# WRITTEN TASK
Repeat, exactly as written, every line from the one holding "Clone this chart in Apache ECharts." through the one holding "const fullScale = [100, 100, 100, 100, 100];". Leave out all other lines.

# DATA SUPPLIED
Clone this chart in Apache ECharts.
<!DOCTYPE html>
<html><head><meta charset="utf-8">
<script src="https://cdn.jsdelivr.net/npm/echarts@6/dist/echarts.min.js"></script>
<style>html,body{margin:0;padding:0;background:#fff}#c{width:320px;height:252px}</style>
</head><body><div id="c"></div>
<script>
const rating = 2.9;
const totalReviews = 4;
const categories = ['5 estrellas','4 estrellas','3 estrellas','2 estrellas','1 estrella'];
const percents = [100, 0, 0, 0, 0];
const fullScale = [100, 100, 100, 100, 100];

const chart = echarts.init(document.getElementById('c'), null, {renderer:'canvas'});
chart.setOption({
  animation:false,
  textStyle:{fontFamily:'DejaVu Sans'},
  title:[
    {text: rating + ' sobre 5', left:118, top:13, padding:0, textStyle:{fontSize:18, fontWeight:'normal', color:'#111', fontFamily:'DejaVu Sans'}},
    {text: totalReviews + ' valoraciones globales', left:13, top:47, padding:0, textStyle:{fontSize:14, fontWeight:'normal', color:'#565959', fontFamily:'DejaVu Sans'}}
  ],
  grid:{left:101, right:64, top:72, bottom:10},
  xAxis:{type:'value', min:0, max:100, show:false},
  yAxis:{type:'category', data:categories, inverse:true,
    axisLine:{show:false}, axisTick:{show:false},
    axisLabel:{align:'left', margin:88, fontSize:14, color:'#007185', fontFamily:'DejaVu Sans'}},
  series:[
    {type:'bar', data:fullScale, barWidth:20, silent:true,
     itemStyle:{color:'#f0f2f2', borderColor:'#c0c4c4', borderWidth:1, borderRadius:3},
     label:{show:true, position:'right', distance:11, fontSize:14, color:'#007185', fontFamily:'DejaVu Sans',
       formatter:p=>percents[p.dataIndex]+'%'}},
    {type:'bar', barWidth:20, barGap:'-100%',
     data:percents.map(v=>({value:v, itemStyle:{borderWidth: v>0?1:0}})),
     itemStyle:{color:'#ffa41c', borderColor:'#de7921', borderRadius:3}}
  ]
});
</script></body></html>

...

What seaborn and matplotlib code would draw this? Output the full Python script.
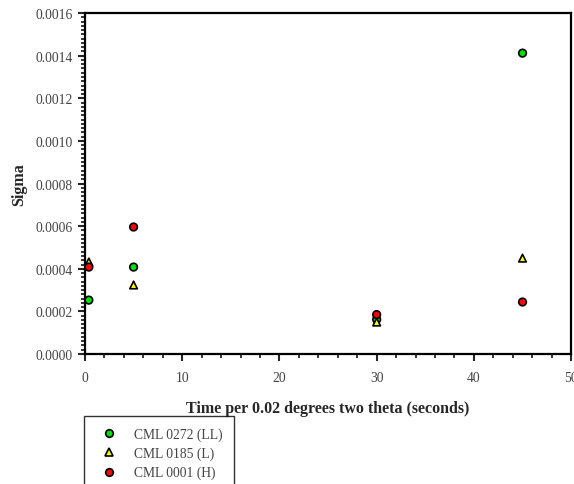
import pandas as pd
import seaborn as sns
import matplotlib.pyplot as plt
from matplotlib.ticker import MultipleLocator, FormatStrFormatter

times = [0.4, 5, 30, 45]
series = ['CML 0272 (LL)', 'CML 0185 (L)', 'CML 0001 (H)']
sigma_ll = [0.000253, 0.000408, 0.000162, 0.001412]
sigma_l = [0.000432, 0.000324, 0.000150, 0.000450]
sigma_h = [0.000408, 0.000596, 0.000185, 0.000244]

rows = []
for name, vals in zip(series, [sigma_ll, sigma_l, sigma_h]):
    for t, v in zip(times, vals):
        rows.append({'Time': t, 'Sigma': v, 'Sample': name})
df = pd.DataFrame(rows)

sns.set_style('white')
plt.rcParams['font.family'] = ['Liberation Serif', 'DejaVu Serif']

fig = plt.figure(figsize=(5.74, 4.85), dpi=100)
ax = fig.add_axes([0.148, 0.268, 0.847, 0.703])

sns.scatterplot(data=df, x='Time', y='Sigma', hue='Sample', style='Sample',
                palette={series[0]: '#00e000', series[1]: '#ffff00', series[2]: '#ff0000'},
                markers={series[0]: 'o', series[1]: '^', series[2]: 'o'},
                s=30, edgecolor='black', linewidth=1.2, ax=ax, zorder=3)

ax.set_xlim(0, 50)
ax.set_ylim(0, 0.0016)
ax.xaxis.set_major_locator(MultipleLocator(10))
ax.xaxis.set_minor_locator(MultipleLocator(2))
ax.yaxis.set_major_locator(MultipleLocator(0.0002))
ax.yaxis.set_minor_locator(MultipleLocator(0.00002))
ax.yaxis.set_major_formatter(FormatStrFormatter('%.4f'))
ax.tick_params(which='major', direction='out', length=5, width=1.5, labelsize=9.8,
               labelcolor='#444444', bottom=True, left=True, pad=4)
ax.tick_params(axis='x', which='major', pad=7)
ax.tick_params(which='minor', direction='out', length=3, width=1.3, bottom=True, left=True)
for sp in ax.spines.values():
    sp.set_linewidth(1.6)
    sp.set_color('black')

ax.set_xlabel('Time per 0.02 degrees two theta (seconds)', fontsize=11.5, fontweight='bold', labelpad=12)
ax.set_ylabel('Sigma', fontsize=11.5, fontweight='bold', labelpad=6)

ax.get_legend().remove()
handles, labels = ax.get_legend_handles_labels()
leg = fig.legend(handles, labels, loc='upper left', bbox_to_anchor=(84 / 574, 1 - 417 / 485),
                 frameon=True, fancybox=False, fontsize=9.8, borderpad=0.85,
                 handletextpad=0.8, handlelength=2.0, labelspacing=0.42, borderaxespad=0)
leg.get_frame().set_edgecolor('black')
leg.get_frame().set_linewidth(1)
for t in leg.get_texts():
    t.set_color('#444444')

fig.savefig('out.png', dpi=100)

# THE REPLY
Clone this chart in Apache ECharts.
<!DOCTYPE html>
<html><head><meta charset="utf-8">
<script src="https://cdn.jsdelivr.net/npm/echarts@6/dist/echarts.min.js"></script>
<style>html,body{margin:0;padding:0;background:#fff}#c{width:320px;height:252px}</style>
</head><body><div id="c"></div>
<script>
const rating = 2.9;
const totalReviews = 4;
const categories = ['5 estrellas','4 estrellas','3 estrellas','2 estrellas','1 estrella'];
const percents = [100, 0, 0, 0, 0];
const fullScale = [100, 100, 100, 100, 100];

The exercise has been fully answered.